Em 1964, o regime militar

Mais de duas décadas sob a égide da ditadura e da repressão. Esse foi o resultado do golpe cívico-militar que derrubou João Goulart da presidência em 1964 e deu início aos 21 anos de Regime Militar no Brasil. Quando o golpe foi deflagrado, o mundo estava dividido entre “direita e esquerda” e passando pelo período da Guerra Fria entre os capitalistas dos Estados Unidos e o socialismo encampado pela União Soviética.

Em terras brasileiras, por ser considerado esquerdista, o então presidente João Goulart foi deposto pelas Forças Armadas. Jango, como era conhecido, defendia diversas reformas de base como a agrária e o aumento salarial no meio urbano.

Quatro anos depois, em 1968, durante o mandato do general Costa e Silva, foi promulgado o Ato Institucional número 5 (AI-5), que intensificou a censura e a repressão e tornou as práticas de torturas, utilizadas especialmente para obter informações das pessoas envolvidas na luta contra o governo de exceção, cada vez mais frequentes e pesadas.
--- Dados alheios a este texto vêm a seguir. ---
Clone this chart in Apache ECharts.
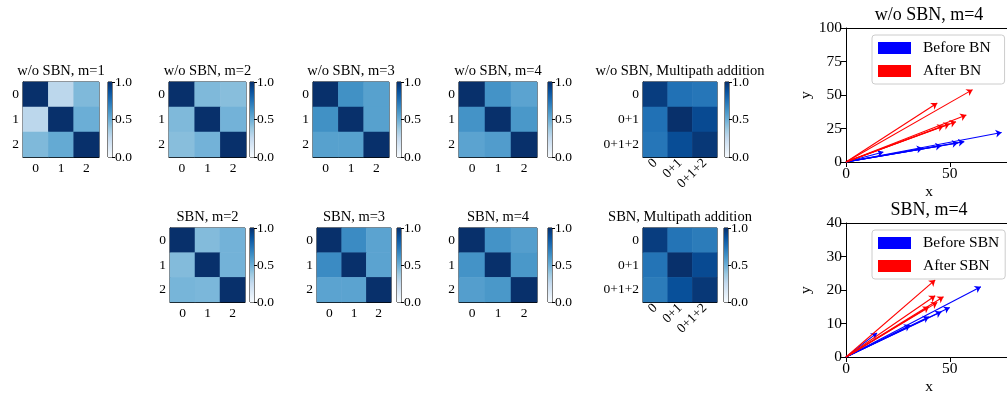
<!DOCTYPE html>
<html><head><meta charset="utf-8">
<script src="https://cdn.jsdelivr.net/npm/echarts@6/dist/echarts.min.js"></script>
<style>html,body{margin:0;padding:0;background:#fff}#c{width:1007px;height:394px}</style>
</head><body><div id="c"></div>
<script>
// ---- data ----
const cats = ['0', '1', '2'];
const catsMP = ['0', '0+1', '0+1+2'];
const cbTicks = [0, 0.5, 1];
const titlesTop = ['w/o SBN, m=1', 'w/o SBN, m=2', 'w/o SBN, m=3', 'w/o SBN, m=4', 'w/o SBN, Multipath addition'];
const titlesBottom = ['SBN, m=2', 'SBN, m=3', 'SBN, m=4', 'SBN, Multipath addition'];
const woM1 = [[1, 0.28, 0.45], [0.28, 1, 0.50], [0.45, 0.52, 1]];
const woM2 = [[1, 0.45, 0.43], [0.45, 1, 0.48], [0.43, 0.48, 1]];
const woM3 = [[1, 0.63, 0.56], [0.63, 1, 0.56], [0.56, 0.56, 1]];
const woM4 = [[1, 0.62, 0.55], [0.62, 1, 0.60], [0.55, 0.58, 1]];
const woMP = [[0.95, 0.75, 0.73], [0.75, 1, 0.90], [0.73, 0.89, 0.97]];
const sbnM2 = [[1, 0.44, 0.48], [0.44, 1, 0.48], [0.47, 0.46, 1]];
const sbnM3 = [[1, 0.65, 0.55], [0.65, 1, 0.55], [0.55, 0.55, 1]];
const sbnM4 = [[1, 0.62, 0.57], [0.62, 1, 0.60], [0.57, 0.60, 1]];
const sbnMP = [[0.95, 0.74, 0.71], [0.74, 1, 0.90], [0.71, 0.88, 0.97]];
const beforeBN = [[75, 22], [57, 15.2], [54, 14.3], [46, 12.2], [37, 10.2], [18, 7.5]];
const afterBN = [[61, 54], [44, 44], [58, 35], [53, 30], [50, 28.5], [47, 27]];
const beforeSBN = [[65, 21], [50, 14.8], [46, 13.5], [40, 12], [31, 9.5], [15, 7.2]];
const afterSBN = [[43, 23], [43, 18.3], [47, 18], [44, 16.3], [40, 15]];
const quiverTitles = ['w/o SBN, m=4', 'SBN, m=4'];
const xTicksQ = [0, 50];
const xMax = 80;
const yTicksTop = [0, 25, 50, 75, 100];
const yTicksBottom = [0, 10, 20, 30, 40];

// ---- styles ----
const FONT = 'Liberation Serif';
const blues = ['#f7fbff', '#deebf7', '#c6dbef', '#9ecae1', '#6baed6', '#4292c6', '#2171b5', '#08519c', '#08306b'];

const panels = [
  {t: titlesTop[0], m: woM1, c: cats, left: 23, top: 82, w: 76, h: 75, cb: 108},
  {t: titlesTop[1], m: woM2, c: cats, left: 169, top: 82, w: 77, h: 75, cb: 250},
  {t: titlesTop[2], m: woM3, c: cats, left: 313, top: 82, w: 76, h: 75, cb: 397},
  {t: titlesTop[3], m: woM4, c: cats, left: 459, top: 82, w: 78, h: 75, cb: 548},
  {t: titlesTop[4], m: woMP, c: catsMP, left: 643, top: 82, w: 74, h: 75, cb: 725, rot: 45},
  {t: titlesBottom[0], m: sbnM2, c: cats, left: 170, top: 228, w: 75, h: 74, cb: 250},
  {t: titlesBottom[1], m: sbnM3, c: cats, left: 317, top: 228, w: 74, h: 74, cb: 397},
  {t: titlesBottom[2], m: sbnM4, c: cats, left: 459, top: 228, w: 78, h: 74, cb: 548},
  {t: titlesBottom[3], m: sbnMP, c: catsMP, left: 643, top: 228, w: 74, h: 74, cb: 724, rot: 45}
];

const grid = [], xAxis = [], yAxis = [], series = [], title = [], heatIdx = [];
const black = '#000';
const lbl = (fs) => ({fontFamily: FONT, fontSize: fs, color: black});
const TK = 13.5;

panels.forEach(p => {
  const gi = grid.length;
  grid.push({left: p.left, top: p.top, width: p.w, height: p.h, show: true, borderColor: black, borderWidth: 1, outerBoundsMode: 'none'});
  xAxis.push({type: 'category', gridIndex: gi, data: p.c,
    axisLine: {lineStyle: {color: black}}, axisTick: {alignWithLabel: true, length: 4, lineStyle: {color: black}},
    axisLabel: Object.assign(lbl(TK), {margin: 4, rotate: p.rot || 0, interval: 0}), splitLine: {show: false}});
  yAxis.push({type: 'category', gridIndex: gi, data: p.c, inverse: true,
    axisLine: {lineStyle: {color: black}}, axisTick: {alignWithLabel: true, length: 4, lineStyle: {color: black}},
    axisLabel: Object.assign(lbl(TK), {margin: 4, interval: 0}), splitLine: {show: false}});
  const data = [];
  p.m.forEach((row, r) => row.forEach((v, c) => data.push([c, r, v])));
  heatIdx.push(series.length);
  series.push({type: 'heatmap', xAxisIndex: xAxis.length - 1, yAxisIndex: yAxis.length - 1, data, itemStyle: {borderWidth: 0}, emphasis: {disabled: true}, silent: true});
  title.push({text: p.t, left: p.left + p.w / 2, top: p.top - 18, textAlign: 'center',
    textStyle: {fontFamily: FONT, fontSize: 14.5, fontWeight: 'normal', color: black}, padding: 0});
  // colorbar
  const ci = grid.length;
  grid.push({left: p.cb, top: p.top, width: 4, height: p.h, show: true, borderColor: black, borderWidth: 1, outerBoundsMode: 'none'});
  xAxis.push({type: 'category', gridIndex: ci, data: [''], show: false});
  yAxis.push({type: 'value', gridIndex: ci, min: cbTicks[0], max: cbTicks[2], interval: cbTicks[1] - cbTicks[0], position: 'right',
    axisLine: {show: false}, axisTick: {show: true, length: 3, lineStyle: {color: black}},
    axisLabel: Object.assign(lbl(TK), {margin: 3, formatter: v => v.toFixed(1)}), splitLine: {show: false}});
  series.push({type: 'bar', xAxisIndex: xAxis.length - 1, yAxisIndex: yAxis.length - 1, data: [cbTicks[2]], barWidth: '100%', silent: true,
    itemStyle: {color: new echarts.graphic.LinearGradient(0, 1, 0, 0, blues.map((c, i) => ({offset: i / (blues.length - 1), color: c})))}});
});

// quiver panels
const quivers = [
  {t: quiverTitles[0], top: 28, ymax: yTicksTop[4], yint: yTicksTop[1], b: beforeBN, a: afterBN, bn: 'Before BN', an: 'After BN', lpad: [5, 14, 5, 6]},
  {t: quiverTitles[1], top: 223, ymax: yTicksBottom[4], yint: yTicksBottom[1], b: beforeSBN, a: afterSBN, bn: 'Before SBN', an: 'After SBN', lpad: [5, 6, 5, 6]}
];
const legend = [];
const xFmt = v => (xTicksQ.indexOf(v) >= 0 ? String(v) : '');
quivers.forEach(q => {
  const gi = grid.length;
  grid.push({left: 846, top: q.top, width: 166, height: 134, show: false, outerBoundsMode: 'none'});
  const xi = xAxis.length, yi = yAxis.length;
  xAxis.push({type: 'value', gridIndex: gi, min: xTicksQ[0], max: xMax, interval: xTicksQ[1] - xTicksQ[0],
    name: 'x', nameLocation: 'middle', nameGap: 22, nameTextStyle: lbl(15.5),
    axisLine: {lineStyle: {color: black}}, axisTick: {length: 5, lineStyle: {color: black}},
    axisLabel: Object.assign(lbl(15.5), {margin: 4, formatter: xFmt}), splitLine: {show: false}});
  xAxis.push({type: 'value', gridIndex: gi, position: 'top', min: xTicksQ[0], max: xMax,
    axisLine: {show: true, lineStyle: {color: black}}, axisTick: {show: false}, axisLabel: {show: false}, splitLine: {show: false}});
  yAxis.push({type: 'value', gridIndex: gi, min: 0, max: q.ymax, interval: q.yint,
    name: 'y', nameLocation: 'middle', nameGap: 32, nameRotate: 90, nameTextStyle: lbl(15.5),
    axisLine: {lineStyle: {color: black}}, axisTick: {length: 5, lineStyle: {color: black}},
    axisLabel: Object.assign(lbl(15.5), {margin: 4}), splitLine: {show: false}});
  [[q.bn, q.b, '#0000ff'], [q.an, q.a, '#ff0000']].forEach(([name, arr, col]) => {
    series.push({type: 'lines', name, coordinateSystem: 'cartesian2d', xAxisIndex: xi, yAxisIndex: yi,
      symbol: ['none', 'arrow'], symbolSize: 6, silent: true,
      lineStyle: {color: col, width: 1.1, opacity: 1}, itemStyle: {color: col},
      data: arr.map(pt => ({coords: [[0, 0], pt]}))});
  });
  title.push({text: q.t, left: 929, top: q.top - 22, textAlign: 'center',
    textStyle: {fontFamily: FONT, fontSize: 18, fontWeight: 'normal', color: black}, padding: 0});
  legend.push({data: [{name: q.bn, icon: 'rect', itemStyle: {color: '#0000ff'}}, {name: q.an, icon: 'rect', itemStyle: {color: '#ff0000'}}],
    orient: 'vertical', left: 872, top: q.top + 7, itemWidth: 31, itemHeight: 10, itemGap: 7, padding: q.lpad,
    backgroundColor: '#fff', borderColor: '#cccccc', borderWidth: 1, borderRadius: 3, selectedMode: false,
    textStyle: {fontFamily: FONT, fontSize: 15.5, color: black, padding: [0, 0, 0, 8]}});
});

const chart = echarts.init(document.getElementById('c'), null, {renderer: 'canvas'});
chart.setOption({
  animation: false,
  title, grid, xAxis, yAxis, legend, series,
  visualMap: {type: 'continuous', show: false, min: 0, max: 1, seriesIndex: heatIdx, inRange: {color: blues}}
});
</script></body></html>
Choques elétricos, pau de arara, afogamentos e estupro passaram a ser rotina nas mãos dos militares. O Golpe de 1964, até o momento, foi o mais repressivo que perdurou no país, conforme atesta Marion Brephol, professora da UFPR. “Do ponto de vista da repressão política, este foi pior que a ditadura de Vargas porque a polícia política era mais equipada”, explica.
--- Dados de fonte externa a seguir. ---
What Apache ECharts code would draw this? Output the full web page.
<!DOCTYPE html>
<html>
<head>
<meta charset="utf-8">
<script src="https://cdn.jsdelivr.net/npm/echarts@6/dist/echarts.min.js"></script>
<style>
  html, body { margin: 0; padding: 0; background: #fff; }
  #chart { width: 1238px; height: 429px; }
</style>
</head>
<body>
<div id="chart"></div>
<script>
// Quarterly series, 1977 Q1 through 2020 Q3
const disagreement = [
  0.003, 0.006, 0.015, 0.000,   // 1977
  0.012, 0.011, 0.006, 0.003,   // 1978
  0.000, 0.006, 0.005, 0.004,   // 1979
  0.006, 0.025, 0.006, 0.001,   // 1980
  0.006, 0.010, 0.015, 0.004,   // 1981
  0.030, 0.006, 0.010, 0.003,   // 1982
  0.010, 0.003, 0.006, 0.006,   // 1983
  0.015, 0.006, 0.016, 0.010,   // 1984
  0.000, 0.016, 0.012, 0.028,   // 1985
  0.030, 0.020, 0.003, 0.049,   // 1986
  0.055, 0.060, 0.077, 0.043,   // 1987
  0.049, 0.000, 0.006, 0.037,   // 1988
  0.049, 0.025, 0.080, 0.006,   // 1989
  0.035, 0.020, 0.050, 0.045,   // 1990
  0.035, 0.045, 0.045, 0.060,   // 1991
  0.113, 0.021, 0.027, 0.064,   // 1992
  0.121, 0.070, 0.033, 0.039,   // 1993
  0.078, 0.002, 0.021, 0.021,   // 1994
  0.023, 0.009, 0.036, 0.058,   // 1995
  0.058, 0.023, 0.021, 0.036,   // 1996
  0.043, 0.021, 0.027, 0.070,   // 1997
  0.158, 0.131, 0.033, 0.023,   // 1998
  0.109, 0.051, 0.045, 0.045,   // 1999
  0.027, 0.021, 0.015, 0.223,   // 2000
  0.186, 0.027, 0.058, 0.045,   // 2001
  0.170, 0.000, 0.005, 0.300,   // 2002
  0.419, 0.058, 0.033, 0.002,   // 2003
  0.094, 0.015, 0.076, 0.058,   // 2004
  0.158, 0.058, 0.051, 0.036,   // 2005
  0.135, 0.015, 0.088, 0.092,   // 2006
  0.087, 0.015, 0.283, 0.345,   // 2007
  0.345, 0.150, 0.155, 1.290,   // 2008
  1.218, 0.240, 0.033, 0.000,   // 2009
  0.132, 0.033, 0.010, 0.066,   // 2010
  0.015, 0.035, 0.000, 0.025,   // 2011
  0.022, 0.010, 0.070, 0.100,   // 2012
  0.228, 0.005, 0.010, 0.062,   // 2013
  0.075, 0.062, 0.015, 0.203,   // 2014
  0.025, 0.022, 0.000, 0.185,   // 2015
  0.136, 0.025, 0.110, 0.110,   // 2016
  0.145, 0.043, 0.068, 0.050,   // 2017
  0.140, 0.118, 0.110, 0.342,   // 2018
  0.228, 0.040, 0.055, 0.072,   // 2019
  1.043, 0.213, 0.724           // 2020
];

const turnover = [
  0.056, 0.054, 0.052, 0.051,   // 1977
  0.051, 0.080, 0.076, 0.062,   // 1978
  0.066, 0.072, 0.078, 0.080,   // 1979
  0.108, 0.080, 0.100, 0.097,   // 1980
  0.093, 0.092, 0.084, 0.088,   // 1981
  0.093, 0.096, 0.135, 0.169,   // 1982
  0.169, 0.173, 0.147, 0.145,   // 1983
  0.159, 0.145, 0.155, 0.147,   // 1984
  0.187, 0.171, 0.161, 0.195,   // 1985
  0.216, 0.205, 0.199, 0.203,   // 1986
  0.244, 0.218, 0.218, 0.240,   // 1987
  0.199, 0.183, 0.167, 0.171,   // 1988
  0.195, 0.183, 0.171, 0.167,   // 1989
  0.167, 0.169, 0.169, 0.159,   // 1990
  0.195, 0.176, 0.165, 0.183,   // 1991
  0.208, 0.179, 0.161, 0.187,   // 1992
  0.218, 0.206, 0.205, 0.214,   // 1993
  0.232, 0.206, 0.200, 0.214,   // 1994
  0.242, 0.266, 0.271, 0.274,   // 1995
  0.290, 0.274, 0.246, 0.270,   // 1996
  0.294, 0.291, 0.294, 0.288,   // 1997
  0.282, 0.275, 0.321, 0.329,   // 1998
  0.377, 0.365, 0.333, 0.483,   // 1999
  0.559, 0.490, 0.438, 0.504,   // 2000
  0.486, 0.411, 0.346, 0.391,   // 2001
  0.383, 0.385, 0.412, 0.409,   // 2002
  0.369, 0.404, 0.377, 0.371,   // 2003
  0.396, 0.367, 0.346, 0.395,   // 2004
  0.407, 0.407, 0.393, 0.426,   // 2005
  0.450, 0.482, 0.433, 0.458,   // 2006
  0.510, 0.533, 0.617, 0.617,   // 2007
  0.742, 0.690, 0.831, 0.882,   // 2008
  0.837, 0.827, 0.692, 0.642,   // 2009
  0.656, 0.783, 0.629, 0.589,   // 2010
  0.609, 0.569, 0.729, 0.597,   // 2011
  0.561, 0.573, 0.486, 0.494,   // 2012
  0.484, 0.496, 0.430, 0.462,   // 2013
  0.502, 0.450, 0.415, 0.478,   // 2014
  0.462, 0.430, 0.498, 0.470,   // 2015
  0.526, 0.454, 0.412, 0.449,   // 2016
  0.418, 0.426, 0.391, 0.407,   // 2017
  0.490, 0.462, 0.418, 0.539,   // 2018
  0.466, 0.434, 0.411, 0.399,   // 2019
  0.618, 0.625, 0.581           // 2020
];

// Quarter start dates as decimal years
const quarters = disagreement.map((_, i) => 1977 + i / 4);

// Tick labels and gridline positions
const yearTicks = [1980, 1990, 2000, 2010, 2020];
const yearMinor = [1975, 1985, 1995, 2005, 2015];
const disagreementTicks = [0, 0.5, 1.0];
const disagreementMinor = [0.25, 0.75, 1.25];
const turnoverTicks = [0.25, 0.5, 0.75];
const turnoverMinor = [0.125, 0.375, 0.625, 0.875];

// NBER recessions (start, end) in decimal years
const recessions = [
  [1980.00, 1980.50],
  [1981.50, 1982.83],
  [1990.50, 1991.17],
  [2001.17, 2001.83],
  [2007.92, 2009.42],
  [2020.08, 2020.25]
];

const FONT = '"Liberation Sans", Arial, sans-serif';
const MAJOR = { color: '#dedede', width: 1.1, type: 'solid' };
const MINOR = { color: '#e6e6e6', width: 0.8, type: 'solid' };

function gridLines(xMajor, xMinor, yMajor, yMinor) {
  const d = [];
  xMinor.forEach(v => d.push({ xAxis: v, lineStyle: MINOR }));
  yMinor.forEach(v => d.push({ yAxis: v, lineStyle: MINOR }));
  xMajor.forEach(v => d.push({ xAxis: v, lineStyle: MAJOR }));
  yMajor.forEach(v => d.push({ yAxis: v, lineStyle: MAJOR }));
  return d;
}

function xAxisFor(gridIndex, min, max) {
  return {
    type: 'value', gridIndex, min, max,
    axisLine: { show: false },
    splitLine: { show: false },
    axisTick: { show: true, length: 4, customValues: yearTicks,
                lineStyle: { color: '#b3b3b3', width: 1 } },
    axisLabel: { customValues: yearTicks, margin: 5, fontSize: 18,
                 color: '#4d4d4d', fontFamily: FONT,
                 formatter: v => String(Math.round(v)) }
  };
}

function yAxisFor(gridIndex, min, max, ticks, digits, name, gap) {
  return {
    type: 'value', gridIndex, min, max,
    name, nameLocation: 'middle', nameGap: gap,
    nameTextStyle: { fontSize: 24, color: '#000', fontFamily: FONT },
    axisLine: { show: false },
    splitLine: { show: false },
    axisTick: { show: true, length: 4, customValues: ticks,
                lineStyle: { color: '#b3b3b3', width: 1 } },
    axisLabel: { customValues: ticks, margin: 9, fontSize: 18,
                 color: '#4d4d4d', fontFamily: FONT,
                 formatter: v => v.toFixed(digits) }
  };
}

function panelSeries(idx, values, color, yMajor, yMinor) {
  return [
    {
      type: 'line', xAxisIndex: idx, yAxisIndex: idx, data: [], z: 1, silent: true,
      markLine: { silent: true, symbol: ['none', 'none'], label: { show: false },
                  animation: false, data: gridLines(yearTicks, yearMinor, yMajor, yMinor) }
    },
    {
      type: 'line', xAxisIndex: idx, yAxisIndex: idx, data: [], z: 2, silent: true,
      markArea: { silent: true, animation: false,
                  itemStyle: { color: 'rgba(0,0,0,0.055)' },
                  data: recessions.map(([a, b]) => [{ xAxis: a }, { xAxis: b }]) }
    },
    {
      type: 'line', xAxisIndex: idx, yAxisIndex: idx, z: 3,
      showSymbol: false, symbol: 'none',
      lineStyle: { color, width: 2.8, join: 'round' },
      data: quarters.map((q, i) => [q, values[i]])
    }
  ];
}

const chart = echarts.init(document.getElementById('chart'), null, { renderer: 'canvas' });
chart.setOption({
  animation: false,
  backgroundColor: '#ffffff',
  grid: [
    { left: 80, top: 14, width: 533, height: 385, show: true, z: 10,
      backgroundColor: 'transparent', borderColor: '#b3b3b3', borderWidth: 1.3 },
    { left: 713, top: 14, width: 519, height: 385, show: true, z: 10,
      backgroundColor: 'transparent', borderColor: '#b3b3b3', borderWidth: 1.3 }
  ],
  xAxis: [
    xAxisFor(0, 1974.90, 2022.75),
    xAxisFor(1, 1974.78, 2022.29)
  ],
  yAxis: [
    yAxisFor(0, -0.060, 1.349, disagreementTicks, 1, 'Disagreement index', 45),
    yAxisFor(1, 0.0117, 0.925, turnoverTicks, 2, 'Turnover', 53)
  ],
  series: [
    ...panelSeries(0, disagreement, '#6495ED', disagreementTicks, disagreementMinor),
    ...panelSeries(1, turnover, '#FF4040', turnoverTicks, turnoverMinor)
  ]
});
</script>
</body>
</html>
Estima-se que 20 mil pessoas foram torturadas durante a ditadura militar no Brasil, segundo levantamento da organização internacional Human Rights Watch (HRW), e pelo menos 434 pessoas foram mortas ou seguem desaparecidas. “Fora a existência da censura, que era extensiva a toda a população e o cerceamento à liberdade de criar”, complementa Marion.
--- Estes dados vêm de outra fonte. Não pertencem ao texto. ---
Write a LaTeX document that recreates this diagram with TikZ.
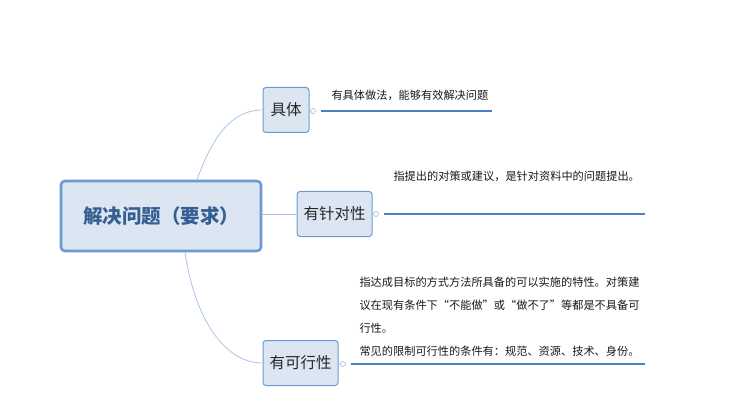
\documentclass[tikz,border=0pt]{standalone}
\usepackage{fontspec}
\setmainfont{Noto Sans CJK SC}
\definecolor{boxfill}{HTML}{DCE6F2}
\definecolor{boxline}{HTML}{6C9BD2}
\definecolor{rootText}{HTML}{365F91}
\definecolor{branch}{HTML}{A9C4E8}
\definecolor{underline}{HTML}{4A7FC6}
\tikzset{
  rootbox/.style={draw=boxline, line width=2.6pt, fill=boxfill, rounded corners=4pt,
    minimum width=200pt, minimum height=70pt, text=rootText,
    font=\fontsize{19.5}{22}\selectfont\bfseries},
  topicbox/.style={draw=boxline, line width=1pt, fill=boxfill, rounded corners=3pt,
    minimum height=45pt, inner xsep=5pt, text=black!85,
    font=\fontsize{15.5}{18}\selectfont},
  knob/.style={circle, draw=branch, line width=0.7pt, fill=white, inner sep=0pt, minimum size=5pt},
  note/.style={font=\fontsize{11.2}{23}\selectfont, text=black!90, anchor=base west, align=left}
}
\begin{document}
\begin{tikzpicture}[x=1pt, y=-1pt]
        \useasboundingbox (0,0) rectangle (744,414);

        % Root
        \node[rootbox] (root) at (161,216) {解决问题（要求）};

        % Topics
        \node[topicbox, minimum width=46pt] (concrete) at (286,110) {具体};
        \node[topicbox, minimum width=75pt] (targeted) at (334.5,214) {有针对性};
        \node[topicbox, minimum width=75pt] (feasible) at (300.5,363) {有可行性};

        % Branches from root
        \draw[branch, line width=0.8pt] (root.north) ++(36,0) coordinate (rtop)
              .. controls (208,150) and (225,110) .. (concrete.west);
        \draw[branch, line width=0.8pt] (root.east |- targeted.west) -- (targeted.west);
        \draw[branch, line width=0.8pt] (root.south) ++(24,0) coordinate (rbot)
              .. controls (195,320) and (225,363) .. (feasible.west);

        % Knobs and underlines
        \node[knob] (k1) at (313,111) {};
        \node[knob] (k2) at (376,214) {};
        \node[knob] (k3) at (343,364) {};
        \draw[branch, line width=0.7pt] (concrete.east |- k1) -- (k1);
        \draw[branch, line width=0.7pt] (targeted.east |- k2) -- (k2);
        \draw[branch, line width=0.7pt] (feasible.east |- k3) -- (k3);
        \coordinate (e1) at (492,111);
        \coordinate (e2) at (645,214);
        \coordinate (e3) at (645,364);
        \draw[underline, line width=2.4pt] ([xshift=5pt]k1.east) -- (e1);
        \draw[underline, line width=2.4pt] ([xshift=5pt]k2.east) -- (e2);
        \draw[underline, line width=2.4pt] ([xshift=5pt]k3.east) -- (e3);

        % Notes
        \node[note] (n1) at (328,100) {有具体做法，能够有效解决问题};
        \node[note] (n2) at (390,181) {指提出的对策或建议，是针对资料中的问题提出。};
        \node[note, anchor=north west] (n3) at (356,273)
             {指达成目标的方式方法所具备的可以实施的特性。对策建\\
              议在现有条件下“不能做”或“做不了”等都是不具备可\\
              行性。\\
              常见的限制可行性的条件有：规范、资源、技术、身份。};

    \end{tikzpicture}
\end{document}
A ditadura militar terminou apenas em 1985 com eleição indireta de Tancredo Neves, que morreu antes de assumir o cargo, levando o vice José Sarney a se tornar o primeiro presidente civil no período da redemocratização do país. “Vejo, ainda hoje, a necessidade de uma história crítica dentro das Forças Armadas para que os militares saibam qual é o papel de cada um dentro da democracia e entendam todo o percurso histórico que nos trouxe até aqui”, avalia o historiador Renato Mocellin.